現在、日本の自家用機が尖閣諸島に近づくと、海警の船からヘリコプターが上がってきて追い払われます。これに対して、日本は外務省の担当課長が中国大使館に電話で苦情を言う程度です。実態として、日本の施政権が及んでいないと言えます。

岩屋前外務大臣は、尖閣諸島を日本が実効支配していると述べて物議を醸しだしましたが、筆者に言わせれば、実効支配しているのは中国でしょう。

仮に、米国が安保条約を適用すべきと判断しても、海兵隊が尖閣にやってきて地上戦を繰り広げるとは考えられません。ひょっとすると、情報提供程度で終わるかもしれないのです。それだって、立派な共同での対処です。

尖閣有事と東日本大震災のトモダチ作戦とは根本的に違うのです。

この国の安全保障上の最大の危機要素は・・・

対中の弱腰外交がずっと続いてきましたが、現政権はそれを改めているようです。

首相にネット上で殺害予告をした中国の総領事に対し、「ペルソナ・ノングラーダ」を宣言すべきという声もありましたが、現政権はそうはしませんでした。

これは弱腰なのではないでしょう。

この宣言は、伝家の宝刀であり、やたらと振り回すものではありませんし、もし宣言して追放してしまうと、彼は中国では英雄として迎えられてしまうでしょう。

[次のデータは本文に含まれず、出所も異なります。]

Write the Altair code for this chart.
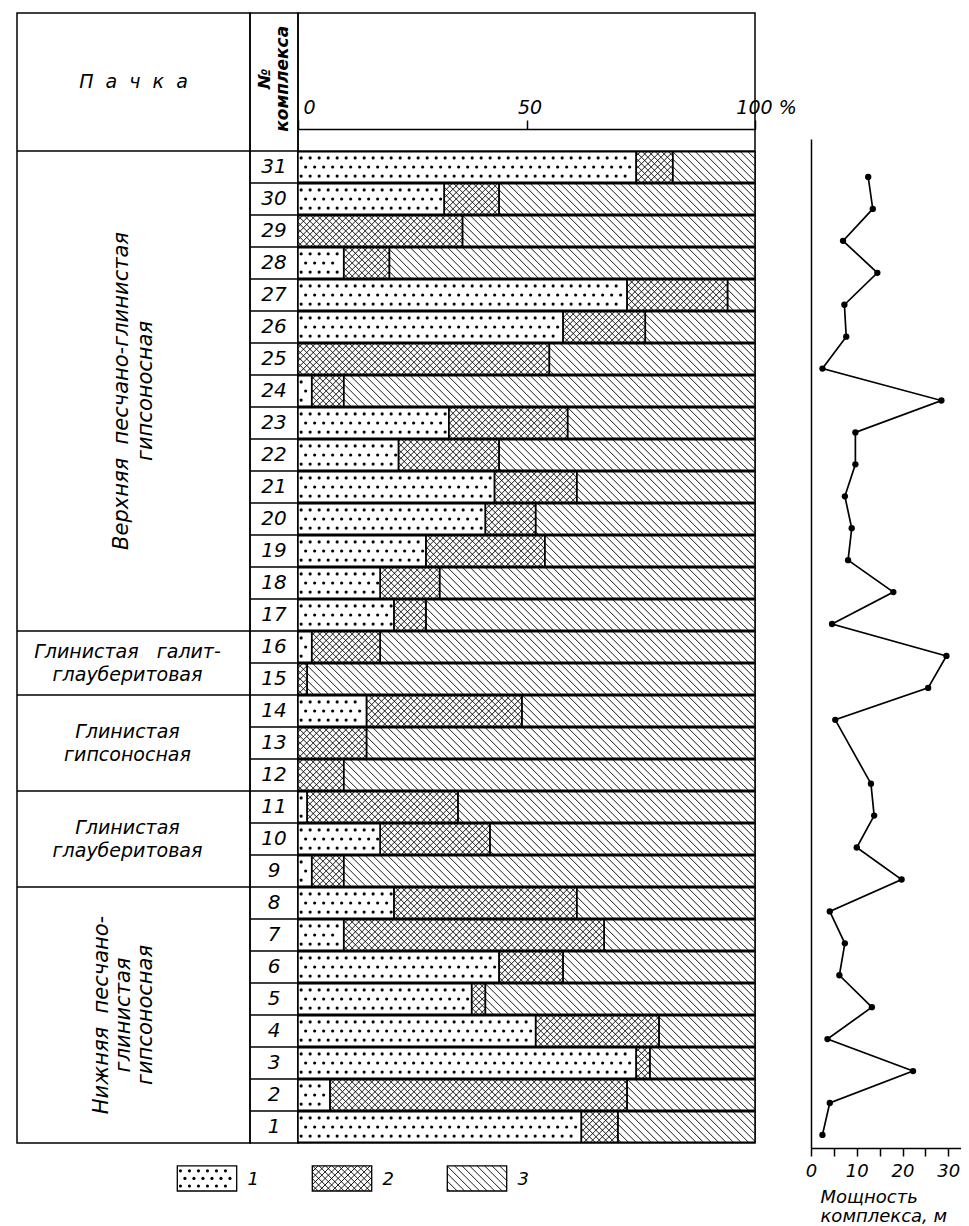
import altair as alt
import pandas as pd

# ---------------- data ----------------
rows = list(range(1, 32))
sand = [62, 7, 74, 52, 38, 44, 10, 21, 3, 18, 2, 0, 0, 15, 0, 3, 21, 18, 28, 41, 43, 22, 33, 3, 0, 58, 72, 10, 0, 32, 74]
mixed = [8, 65, 3, 27, 3, 14, 57, 40, 7, 24, 33, 10, 15, 34, 2, 15, 7, 13, 26, 11, 18, 22, 26, 7, 55, 18, 22, 10, 36, 12, 8]
clay = [30, 28, 23, 21, 59, 42, 33, 39, 90, 58, 65, 90, 85, 51, 98, 82, 72, 69, 46, 48, 39, 56, 41, 90, 45, 24, 6, 80, 64, 56, 18]
cat_codes = [1, 2, 3]
cat_labels = ["1", "2", "3"]

thick_rows = [1, 2, 3, 4, 5, 6, 7, 8, 9, 10, 11, 12, 14, 15, 16, 17, 18, 19, 20, 21, 22, 23, 24, 25, 26, 27, 28, 29, 30, 31]
thickness = [2.5, 4.1, 22.3, 3.6, 13.3, 6.2, 7.4, 4.1, 19.8, 10.0, 13.8, 13.1,
             5.3, 25.6, 29.6, 4.6, 18.0, 8.1, 8.9, 7.4, 9.7, 9.7, 28.5, 2.5, 7.7, 7.3, 14.5, 7.0, 13.5, 12.5]

pack_names = ["Верхняя\u00a0\u00a0песчано-глинистая\nгипсоносная",
              "Глинистая\u00a0\u00a0\u00a0галит-\nглауберитовая",
              "Глинистая\nгипсоносная",
              "Глинистая\nглауберитовая",
              "Нижняя\u00a0\u00a0песчано-\nглинистая\nгипсоносная"]
pack_first = [17, 15, 12, 9, 1]
pack_last = [31, 16, 14, 11, 8]
pack_rotated = [True, False, False, False, True]

pct_ticks = [0, 50, 100]
m_ticks = [0, 5, 10, 15, 20, 25, 30]

# ---------------- layout constants ----------------
FONT = "DejaVu Sans"
N = len(rows)
ROW_PX = 32
HEADER_PX = 138
Y_TOP = N + HEADER_PX / ROW_PX
HEADER_MID = (N + Y_TOP) / 2
H_TAB = N * ROW_PX + HEADER_PX
W_PACK, W_NUM, W_BAR = 233, 48, 457
PX_PCT = W_BAR / 100
INSET = 0.025
DIAG_PX = 7.5
CROSS_PX = 6.5
DOT_PX = 9.0
LEG_PX_X, LEG_PX_Y = 135, 28

y_tab = alt.Scale(domain=[0, Y_TOP], nice=False, zero=False)
x_pct = alt.Scale(domain=[0, 100], nice=False, zero=False)

pct_axis = alt.Axis(orient="top", values=pct_ticks, offset=-116, tickSize=9, tickColor="black",
                    tickWidth=1.5, domainColor="black", domainWidth=1.5, labelFont=FONT,
                    labelFontStyle="italic", labelFontSize=19, labelColor="black", labelPadding=3,
                    labelFlush=False, labelAngle=0,
                    labelExpr="datum.value == 100 ? '100 %' : datum.label",
                    labelOffset={"condition": {"test": "datum.value == 50", "value": 3}, "value": 11},
                    grid=False, title=None)


def textures(base, xscale, yscale, xaxis, px_x, px_y):
    sp3 = DIAG_PX / px_x
    sp2 = CROSS_PX / px_x
    hatch = (base.transform_filter("datum.cat != 1")
             .transform_calculate(fam="datum.cat == 3 ? [1] : [1, -1]")
             .transform_flatten(["fam"])
             .transform_calculate(H="datum.y_top - datum.y_bot",
                                  dxp=f"(datum.y_top - datum.y_bot) * {px_y} / {px_x}",
                                  sp=f"datum.cat == 3 ? {sp3} : {sp2}")
             .transform_calculate(
                 ks="sequence(floor((datum.x_start - datum.dxp) / datum.sp), ceil(datum.x_end / datum.sp) + 1)")
             .transform_flatten(["ks"])
             .transform_calculate(xk="datum.ks * datum.sp")
             .transform_calculate(u0="max(0, (datum.x_start - datum.xk) / datum.dxp)",
                                  u1="min(1, (datum.x_end - datum.xk) / datum.dxp)")
             .transform_filter("datum.u1 - datum.u0 > 0.01")
             .transform_calculate(
                 hx1="datum.xk + datum.u0 * datum.dxp",
                 hx2="datum.xk + datum.u1 * datum.dxp",
                 hy1="datum.fam == 1 ? datum.y_top - datum.u0 * datum.H : datum.y_bot + datum.u0 * datum.H",
                 hy2="datum.fam == 1 ? datum.y_top - datum.u1 * datum.H : datum.y_bot + datum.u1 * datum.H")
             .mark_rule(color="black", strokeWidth=0.9)
             .encode(x=alt.X("hx1:Q", scale=xscale, axis=xaxis, title=None), x2="hx2:Q",
                     y=alt.Y("hy1:Q", scale=yscale, axis=None), y2="hy2:Q"))
    dsp = DOT_PX / px_x
    dots = (base.transform_filter("datum.cat == 1")
            .transform_calculate(j="[0, 1, 2]")
            .transform_flatten(["j"])
            .transform_calculate(ks=f"sequence(0, ceil((datum.x_end - datum.x_start) / {dsp}) + 1)")
            .transform_flatten(["ks"])
            .transform_calculate(
                dx=f"datum.x_start + {dsp} * (datum.ks + 0.35 + 0.5 * (datum.j % 2))",
                dy="datum.y_bot + (datum.y_top - datum.y_bot) * (0.2 + 0.3 * datum.j)")
            .transform_filter(f"datum.dx < datum.x_end - {2.5 / px_x}")
            .mark_circle(color="black", size=10, opacity=1)
            .encode(x=alt.X("dx:Q", scale=xscale, axis=xaxis, title=None),
                    y=alt.Y("dy:Q", scale=yscale, axis=None)))
    return [hatch, dots]


# ---------------- panel C: stacked bars ----------------
seg_df = pd.DataFrame({
    "row": rows * 3,
    "cat": [c for c in cat_codes for _ in rows],
    "value": sand + mixed + clay,
})
bar_base = (alt.Chart(seg_df)
            .transform_filter("datum.value > 0")
            .transform_window(x_end="sum(value)", groupby=["row"],
                              sort=[alt.SortField("cat", order="ascending")])
            .transform_calculate(x_start="datum.x_end - datum.value",
                                 y_bot=f"datum.row - 1 + {INSET}",
                                 y_top=f"datum.row - {INSET}"))
bar_enc = dict(x=alt.X("x_start:Q", scale=x_pct, axis=pct_axis, title=None), x2="x_end:Q",
               y=alt.Y("y_bot:Q", scale=y_tab, axis=None), y2="y_top:Q")
bar_fill = bar_base.mark_rect(fill="white", strokeWidth=0).encode(**bar_enc)
bar_line = bar_base.mark_rect(fill="white", fillOpacity=0, stroke="black", strokeWidth=1.5).encode(**bar_enc)
head_rule_c = alt.Chart(seg_df).mark_rule(color="black", strokeWidth=1.5).encode(
    y=alt.Y("max(row):Q", scale=y_tab, axis=None))
bars_group = alt.layer(bar_fill, *textures(bar_base, x_pct, y_tab, pct_axis, PX_PCT, ROW_PX),
                       bar_line, head_rule_c)

# ---------------- legend (drawn below the table, own scales) ----------------
leg_df = pd.DataFrame({"cat": cat_codes, "label": cat_labels})
leg_x0 = 1 + 91 / LEG_PX_X
x_leg = alt.Scale(domain=[leg_x0, leg_x0 + W_BAR / LEG_PX_X], nice=False, zero=False)
leg_top = 0.05 + 1178 / LEG_PX_Y
y_leg = alt.Scale(domain=[leg_top - H_TAB / LEG_PX_Y, leg_top], nice=False, zero=False)
leg_base = alt.Chart(leg_df).transform_calculate(x_start="datum.cat - 0.22", x_end="datum.cat + 0.22",
                                                 y_bot="0.05", y_top="0.95")
leg_enc = dict(x=alt.X("x_start:Q", scale=x_leg, axis=None), x2="x_end:Q",
               y=alt.Y("y_bot:Q", scale=y_leg, axis=None), y2="y_top:Q")
leg_fill = leg_base.mark_rect(fill="white", strokeWidth=0).encode(**leg_enc)
leg_line = leg_base.mark_rect(fill="white", fillOpacity=0, stroke="black", strokeWidth=1.3).encode(**leg_enc)
leg_text = (alt.Chart(leg_df).transform_calculate(lx="datum.cat + 0.3", ly="0.45")
            .mark_text(font=FONT, fontStyle="italic", fontSize=18, align="left", color="black")
            .encode(x=alt.X("lx:Q", scale=x_leg, axis=None), y=alt.Y("ly:Q", scale=y_leg, axis=None),
                    text="label:N"))
legend_group = alt.layer(leg_fill, *textures(leg_base, x_leg, y_leg, None, LEG_PX_X, LEG_PX_Y),
                         leg_line, leg_text)

# ---------------- thickness profile (right, own scales) ----------------
th_df = pd.DataFrame({"row": thick_rows, "m": thickness})
D_LEFT = 513
x_m = alt.Scale(domain=[0, 33], range=[D_LEFT, D_LEFT + 151], nice=False, zero=False)
y_d = alt.Scale(domain=[0.59, 32.19], range=[1135, 126], nice=False, zero=False)
m_axis = alt.Axis(orient="bottom", offset=5, values=m_ticks,
                  labelExpr="datum.value % 10 == 0 ? datum.label : ''", tickSize=8,
                  tickColor="black", tickWidth=1.5, domainColor="black", domainWidth=1.5,
                  labelFont=FONT, labelFontStyle="italic", labelFontSize=18, labelColor="black",
                  labelPadding=6, labelFlush=False, labelAngle=0, grid=False,
                  title=["Мощность", "комплекса, м"], titleFont=FONT, titleFontStyle="italic",
                  titleFontWeight="normal", titleFontSize=18, titleColor="black", titleAnchor="start",
                  titleAlign="left", titleX=D_LEFT + 9, titleY=54, titleBaseline="alphabetic",
                  titleLineHeight=19)
y_axis_d = alt.Axis(orient="left", offset=-D_LEFT, domain=True, ticks=False, labels=False,
                    domainColor="black", domainWidth=1.5, grid=False, title=None)
d_enc = dict(x=alt.X("m:Q", scale=x_m, axis=m_axis), y=alt.Y("row:Q", scale=y_d, axis=y_axis_d))
d_line = alt.Chart(th_df).mark_line(color="black", strokeWidth=1.7).encode(order="row:Q", **d_enc)
d_pts = alt.Chart(th_df).mark_circle(color="black", size=40, opacity=1).encode(**d_enc)
d_group = alt.layer(d_line, d_pts)

panel_c = (alt.layer(bars_group, legend_group, d_group)
           .resolve_scale(x="independent", y="independent")
           .properties(width=W_BAR, height=H_TAB))

# ---------------- panel B: complex numbers ----------------
row_df = pd.DataFrame({"row": rows})
num_rules = alt.Chart(row_df).mark_rule(color="black", strokeWidth=1.4).encode(
    y=alt.Y("row:Q", scale=y_tab, axis=None))
num_text = (alt.Chart(row_df).transform_calculate(ym="datum.row - 0.5")
            .mark_text(font=FONT, fontStyle="italic", fontSize=20, color="black")
            .encode(y=alt.Y("ym:Q", scale=y_tab, axis=None), text="row:N"))
num_head = (alt.Chart(pd.DataFrame({"t": ["№\nкомплекса"]}))
            .mark_text(font=FONT, fontStyle="italic", fontWeight="bold", fontSize=17, angle=270,
                       lineBreak="\n", lineHeight=18, dy=-9, color="black")
            .encode(y=alt.YDatum(HEADER_MID + 0.1, type="quantitative", scale=y_tab, axis=None), text="t:N"))
panel_b = alt.layer(num_rules, num_text, num_head).properties(width=W_NUM, height=H_TAB)

# ---------------- panel A: packs ----------------
pack_df = pd.DataFrame({"idx": list(range(len(pack_names))), "name": pack_names,
                        "first": pack_first, "last": pack_last, "rot": pack_rotated})
pack_base = alt.Chart(pack_df).transform_calculate(mid="(datum.first - 1 + datum.last) / 2")
pack_rules = alt.Chart(pack_df).mark_rule(color="black", strokeWidth=1.5).encode(
    y=alt.Y("last:Q", scale=y_tab, axis=None))
pack_layers = []
for i, (name, rot) in enumerate(zip(pack_names, pack_rotated)):
    n_lines = name.count("\n") + 1
    if rot:
        lh = 24 if n_lines == 2 else 22
        shift = 0 if n_lines == 2 else -10
        props = dict(angle=270, fontSize=21, lineHeight=lh, dy=-(n_lines - 1) * lh / 2 + shift)
    else:
        lh = 23
        props = dict(fontSize=19, lineHeight=lh, dy=-(n_lines - 1) * lh / 2, dx=-6)
    pack_layers.append(
        pack_base.transform_filter(f"datum.idx == {i}")
        .mark_text(font=FONT, fontStyle="italic", lineBreak="\n", color="black", **props)
        .encode(y=alt.Y("mid:Q", scale=y_tab, axis=None), text="name:N"))
pack_head = (alt.Chart(pd.DataFrame({"t": ["П\u00a0\u00a0а\u00a0\u00a0ч\u00a0\u00a0к\u00a0\u00a0а"]}))
             .mark_text(font=FONT, fontStyle="italic", fontSize=19, color="black")
             .encode(y=alt.YDatum(HEADER_MID, type="quantitative", scale=y_tab, axis=None), text="t:N"))
panel_a = alt.layer(pack_rules, *pack_layers, pack_head).properties(width=W_PACK, height=H_TAB)

# ---------------- assemble ----------------
chart = (alt.hconcat(panel_a, panel_b, panel_c, spacing=0, bounds="flush")
         .properties(padding={"left": 7, "top": 4, "right": 0, "bottom": 0})
         .configure_view(stroke="black", strokeWidth=1.5)
         .configure_axis(grid=False))

chart.save("out.html", embed_options={"renderer": "svg", "actions": False})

そこで、無視して、彼が主催する一切の行事に誰も出ず、日本側も一切招待しないという態度を取ると、総領事としての業務ができなくなりますから、中国としても召喚せざるを得なくなるのでしょう。

政権の狙いは的中しました。

現政権は、安全保障に対する理解も深いですし、外交も巧みなようです。

世界に恥を晒す以外には、衆参両院の選挙や都議会議員選挙で自民党にかつてない敗北を喫させるという、これまで誰もなしえなかった偉業を達成した前政権に比べると、数百倍まともな政権がうまれたのではと考えています。

しかし、メディアやコメンテーターたちが議論についていけない状態が続いており、多くの方がミスリードされ続けています。

日本の安全保障の最大の問題はそこにあると考えています。

国民が安全保障に関心を持たず、メディアは不勉強で本質が分からず、政治家は票にならない安全保障の勉強をせず、一方で何の弱みを握られているのか知りませんが驚異の対象国に媚びて保身を図る売国奴がやたらと目につきます。

最近の野党は、つい先ごろまで与党だったある党とは正反対に安全保障を勉強しており、それなりの見解を持っていますが、従来の野党の安全保障に関する認識は恐るべきものです。国政社会の冷徹な現実を見ることもせずに、非武装中立などということを平気で主張していたことすらある連中です。

この国の社会に蔓延っている安全保障に関する無関心・非常識そのものが、日本の安全保障上の最大の危機だと考えています。